8/10
Not just another gay movie
25 August 2017
Warning: Spoilers
My, but it's grim up north. Downtrodden young farmer Johnny (Josh O'Connor, currently most famous for his role in ITV's adaptation of Gerald Durrell's memoires of boyhood animal abuse in 'The Durrells') works on his family's bleak, debt-ridden farm in Yorkshire. The only other human occupants are his father (Iain Hart) whom, frustrated and embittered by the debilitating effects of a stroke, belittles Johnny's every effort; and his grandmother (Gemma Jones), a woman who has raised withering disapproval to an artform. Johnny has only two escapes - getting bladdered in the local pub; and having quick, frantic homosexual couplings with strangers (the kind of sex that involves hardly any removal of clothing and spitting on the bottom of the, um, bottom).

But then, against Johnny's protestations that he can cope with the work, a migrant worker is hired ("the only bugger who applied") to assist during lambing season. Gheorghe (Alec Secăreanu) turns out to be the smoulderiest Romanian you ever did see. He's also kind, gentle, wise and understanding. He even proves to be a dab hand at skinning a lamb, as is seen in leg-crunching detail - vegetarians prepare to feel smug! For how long will Johnny be able to resist the charms of this romantic Romanian hero?
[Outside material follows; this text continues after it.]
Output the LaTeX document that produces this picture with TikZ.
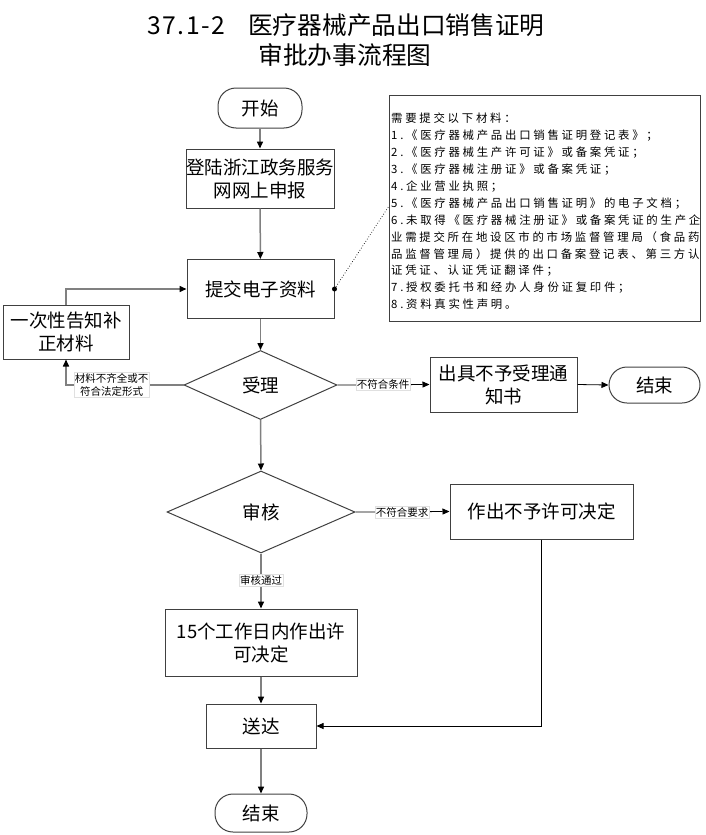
\documentclass[tikz,border=0pt]{standalone}
\usepackage{fontspec}
\setmainfont{Noto Sans CJK SC}
\newfontfamily\notefont[LetterSpace=24]{Noto Sans CJK SC}
\usetikzlibrary{shapes.geometric,arrows.meta}
\definecolor{bord}{HTML}{404040}
\definecolor{conn}{HTML}{808080}
\tikzset{
  box/.style={draw=bord, line width=1pt, rectangle, inner sep=0pt, align=center,
    font=\fontsize{18.5}{23}\selectfont},
  term/.style={box, rounded corners=18pt},
  dia/.style={draw=bord, line width=1pt, diamond, inner sep=0pt, align=center,
    font=\fontsize{18.5}{23}\selectfont},
  main/.style={draw=conn, line width=1.5pt, -{Triangle[length=7pt,width=6pt,color=black]}},
  thinarr/.style={draw=black, line width=0.8pt, -{Triangle[length=7pt,width=6pt]}},
  lbl/.style={fill=white, draw=black!12, line width=0.4pt, inner sep=1pt, align=center,
    font=\fontsize{10.5}{13}\selectfont},
  titlefont/.style={font=\fontsize{24.7}{30}\selectfont},
}
\begin{document}
\begin{tikzpicture}[x=1pt,y=-1pt]
\useasboundingbox (0,0) rectangle (705,835);

% title
\node[titlefont, anchor=west, inner sep=0pt] (title1) at (147,25)
  {\hbox to 78pt{3\hfil 7\hfil .\hfil 1\hfil -\hfil 2}\hspace{23pt}医疗器械产品出口销售证明};
\node[titlefont] (title2) at (345,55) {审批办事流程图};

% main nodes
\node[term, minimum width=84pt, minimum height=40pt] (start) at (260,108) {开始};
\node[box, minimum width=146pt, minimum height=59pt] (login) at (260,178.5) {登陆浙江政务服务\\网网上申报};
\node[box, minimum width=147pt, minimum height=59pt] (submit) at (260.5,289) {提交电子资料};
\node[box, minimum width=126pt, minimum height=54pt] (notify) at (66,332) {一次性告知补\\正材料};
\node[dia, minimum width=153pt, minimum height=69pt] (accept) at (260.5,385) {受理};
\node[box, minimum width=147pt, minimum height=55pt] (reject) at (503.5,384.5) {出具不予受理通\\知书};
\node[term, minimum width=91pt, minimum height=36pt] (end1) at (654.5,385) {结束};
\node[dia, minimum width=188pt, minimum height=82pt] (review) at (261,512) {审核};
\node[box, minimum width=183pt, minimum height=55pt] (deny) at (541.5,511.5) {作出不予许可决定};
\node[box, minimum width=192pt, minimum height=67pt] (decide) at (261,642.5) {15个工作日内作出许\\可决定};
\node[box, minimum width=110pt, minimum height=44pt] (deliver) at (261,726) {送达};
\node[term, minimum width=92pt, minimum height=38pt] (end2) at (261,813) {结束};

% note
\node[draw=bord, line width=1pt, rectangle, minimum width=311pt, minimum height=226pt,
      anchor=north west, inner sep=0pt] (note) at (389,95) {};
\node[anchor=north west, inner sep=0pt, align=left,
      font=\notefont\fontsize{11.4}{16.9}\selectfont] (notetxt) at (391,113) {%
需要提交以下材料：\\
1.《医疗器械产品出口销售证明登记表》；\\
2.《医疗器械生产许可证》或备案凭证；\\
3.《医疗器械注册证》或备案凭证；\\
4.企业营业执照；\\
5.《医疗器械产品出口销售证明》的电子文档；\\
6.未取得《医疗器械注册证》或备案凭证的生产企\\
业需提交所在地设区市的市场监督管理局（食品药\\
品监督管理局）提供的出口备案登记表、第三方认\\
证凭证、认证凭证翻译件；\\
7.授权委托书和经办人身份证复印件；\\
8.资料真实性声明。};

\coordinate (noteend) at (389,206);
\draw[black, line width=0.7pt, dotted] (submit.east) -- (noteend);
\fill[black] (submit.east) circle (2.5pt);

% connectors
\draw[main] (start) -- (login);
\draw[main] (login) -- (submit);
\draw[main] (submit) -- (accept);
\draw[main] (accept.west) -| (notify.south);
\draw[main] (notify.north) |- (submit.west);
\draw[thinarr] (accept.east) -- (reject.west);
\draw[thinarr] (reject.east) -- (end1.west);
\draw[main] (accept.south) -- (review.north);
\draw[thinarr] (review.east) -- (deny.west);
\draw[thinarr] (deny.south) |- (deliver.east);
\draw[main] (review.south) -- (decide.north);
\draw[main] (decide) -- (deliver);
\draw[main] (deliver) -- (end2);

% labels
\node[lbl] (lab1) at (111.5,385) {材料不齐全或不\\符合法定形式};
\node[lbl] (lab2) at (383,384.5) {不符合条件};
\node[lbl] (lab3) at (402,512) {不符合要求};
\node[lbl] (lab4) at (261,580) {审核通过};
\end{tikzpicture}
\end{document}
Gheorghe's lack of flaws was pointed out to writer/director Francis Lee at the preview screening I attended at the British Film Institute (who helped with the film's funding). The best Lee (wearing what I honestly at first thought was a false beard - when oh when will this hipster fad end?!) could come up with was Gheorghe "can't drive a tractor". But lack of tractor-handling abilities aside, Gheorghe's seeming perfection is unbelievable in what is otherwise a very down-to-earth production, and thus a bit of a flaw for the film. Another flaw is Cheltenham boy O'Connor's Yorkshire accent, which is distracting when it wavers (very occasionally he sounds more like he's just stepped off the set of 'EastEnders' than that of 'Emmerdale'). But O'Connor should be proud of the restrained way in which he portrays Johnny's gradual flowering from closed-off, unlikeable human being - it is totally believable. Secăreanu is given less to do other than be perfect husband material, but he deserves congratulations for delivering so well lines in what is, presumably, his second language.

All-in-all this is a film that, although not perfect, is certainly worth seeing, as a study of the hope offered by love and how that love is often put at risk.